Find all possible values of $(-i)^{i}$.

Question

Find all possible values of $(-i)^{i}$.

Here is my attempt:

$(-i)^{i}=\mathit{e}^{ilog(-i)}=\mathit{e}^{i(log|-i|+iarg(-i))}=\mathit{e}^{-\frac{3\pi}{2}}=\mathit{e}^{\frac{\pi}{2}+2\pi n}$, where $n$ is an integer.

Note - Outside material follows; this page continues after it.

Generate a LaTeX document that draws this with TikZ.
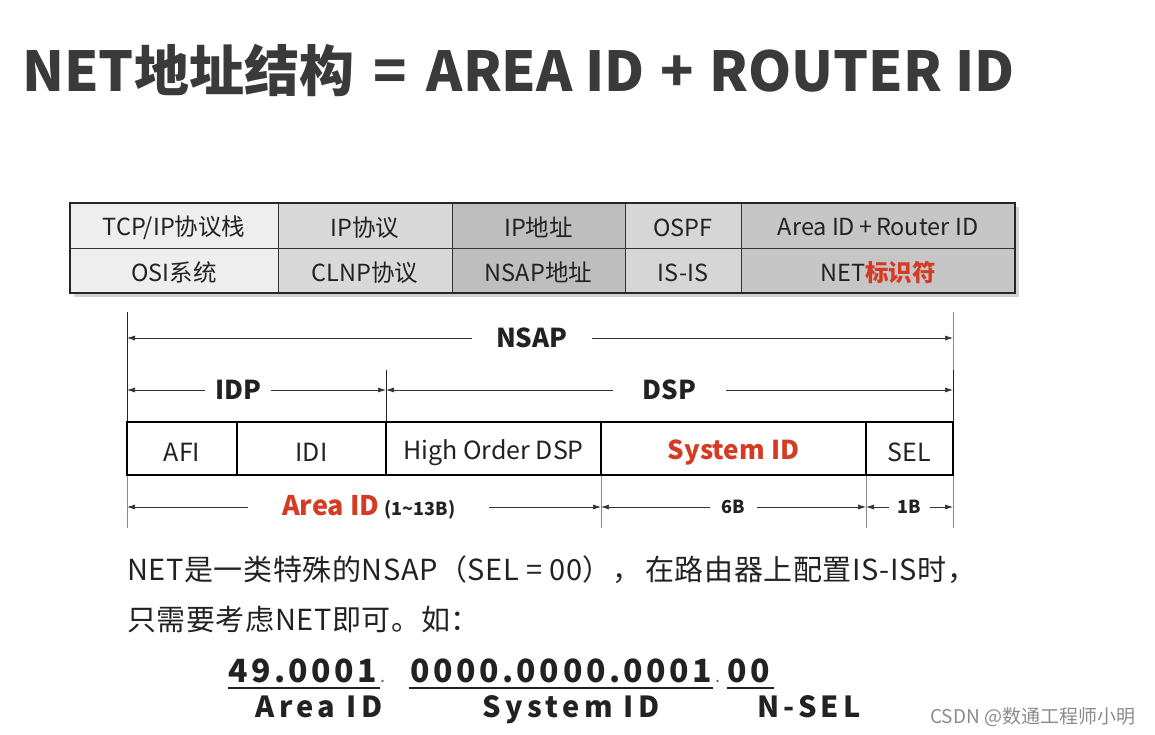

However, the answer is $\mathit{e}^{\frac{\pi}{2}-2\pi n}$. Why is $2\pi n$ being subtracted?

Answer 1

Note that the solutions

$$e^{\frac\pi2 - 2\pi n}\>\>\>\>\> \text{and} \>\>\>\>\>e^{\frac\pi2 + 2\pi n}$$

are equivalent for $n \in \mathbb{Z} $.

Answer 2

Since $i^2 = -1$, we will need to multiply our result by $-1$...to wit:

$$e^{i (\ln |-i| + i \arg (-i))}$$ $$e^{i (\ln 1 + \frac {3 \pi i}{2} \pm 2\pi i k)}$$ $$e^{i (0 + \frac {3 \pi i}{2} \pm 2\pi i k))}$$ $$e^{i (\frac {3 \pi i}{2} \pm 2\pi i k)}$$ $$e^{(-\frac {3 \pi}{2} \pm 2\pi k)}$$

The last answer is fine on its own, but using Quanto's answer above, each of the coterminal angles can be taken either clockwise or counterclockwise. Some books imply the exponential is positive, so in this case, we can use the coterminal angle to express this (i.e. $-\frac {3 \pi}{2} = \frac {\pi}{2})$; thus $$e^{(-\frac {3 \pi}{2} \pm 2\pi k)}\equiv e^{(\frac {\pi}{2} \pm 2\pi k)} $$

Answer 3

Sorry, I'm having trouble with Math.Jax but -i is exp(((4n+3)(pi)/2)i) so the answer is exp((-(4n+3)(pi)/2), where n is any integer.